Sunday, May 4, 2014

The Amazing Catfish (Los insolitos peces gato)(2013)

Year: 2013
Running Time: 89 minutes
Director: Claudia Sainte-Luce
Writer: Claudia Sainte-Luce
Cast: Ximena Ayala, Lisa Owen, Sonia Franco, Wendy Guillen, Andrea Baeza, Alejandro Ramirez-Munoz

The Amazing Catfish is now screening at the 2014 Australian Spanish Film Festival nationwide. For more information and for venues and ticketing, please see the official website.

The Amazing Catfish is a sweet, but heartbreaking film about family and friendship. With some gorgeous techniques which makes you see the everyday in a completely different light,  Claudia Saint-Luce gives us an emotionally in depth look at a family who see grief in their future and the mechanisms each of them use to cope. As heart warming as it is heartbreaking, it makes you want to go home and hug your loved ones a little tighter.

Claudia (Ximena Ayala) is a very lonely girl. When she is admitted to hospital with appendicitis, she is placed in a bed next to a terminally ill woman named Martha (Lisa Owen). Martha's life is the complete opposite to Claudia's, she has four children who are all committed to making sure they are with their mother till the end. When Claudia is released from hospital, Martha and her family find her walking home and insist that she eat with them and then they will drive her home. Claudia find herself being drawn closer to the family as her life gets a little less lonely day by day.

The Amazing Catfish will feel very real to many people. There are so many facets of this film which are exceptionally realistic from the underlying themes to it's visual production. The film shows Claudia who is an introvert from her period of loneliness and does not know how to associate with others, but she becomes close to a family who need her in their lives as much as she needs them. However much she tries, she knows she can never be part of their family (as is seen throughout the film when she is quite often unintentionally forgotten about), but she is the person who has come along at the time when the family most needed her and being part of the family comes naturally to Claudia even after such a long period of being by herself. In Martha's family, there is a great display of family dynamics as well as each family member's way of copying with the inevitability of their mother's death. Alejandra (Sonia Franco) tries hard to be the mother of the family, but also wants to keep her independence and maintain a life outside her family, while Wendy (Wendy Guillen) jokes around and laughs, but she has a hidden grief which she feels no one cares about or understands. For those who haven't gone through a situation such as this, it is very interesting to see how people act when they know what is ahead, but for those who can relate to Martha's family it will be an emotional viewing to undertake.

The visual side of The Amazing Catfish is exquisite, particularly in it's opening moments. The cinematography allows as to play witness to Claudia's loneliness even before she leaves her front door. A close up of her unthreading cloth and then removing the purple ones from her breakfast cereal show the tiny ways she is amusing herself, and these things which are often seen as monotonous tasks in everyday life are suddenly seen in a new way.

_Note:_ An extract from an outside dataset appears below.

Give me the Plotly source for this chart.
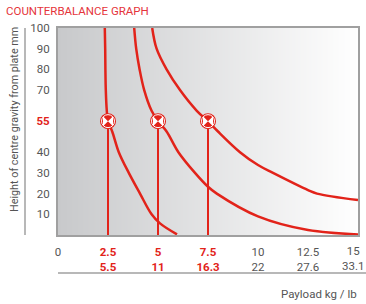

Ximena Ayala plays Claudia with warmth and depth. She has the audience's sympathy straight away when you play witness to her solitude. She has wonderful character development throughout the film, as she doesn't take a swift move from being quiet to happy and loud, but she maintains part of her introversion throughout the whole film and only gives a little piece of herself at once. Lisa Owen is the perfect mother in Martha. Although she is dying, she still puts her children before her. Her progression of weakness throughout the film is very good. Wendy Guillen is completely lovable and your heart breaks for her when you find out what she is really going through.

The Amazing Catfish is a beautifully emotional experience. It gives you a deeper appreciation for the finer things in life through it's depth and perfect use of cinematography.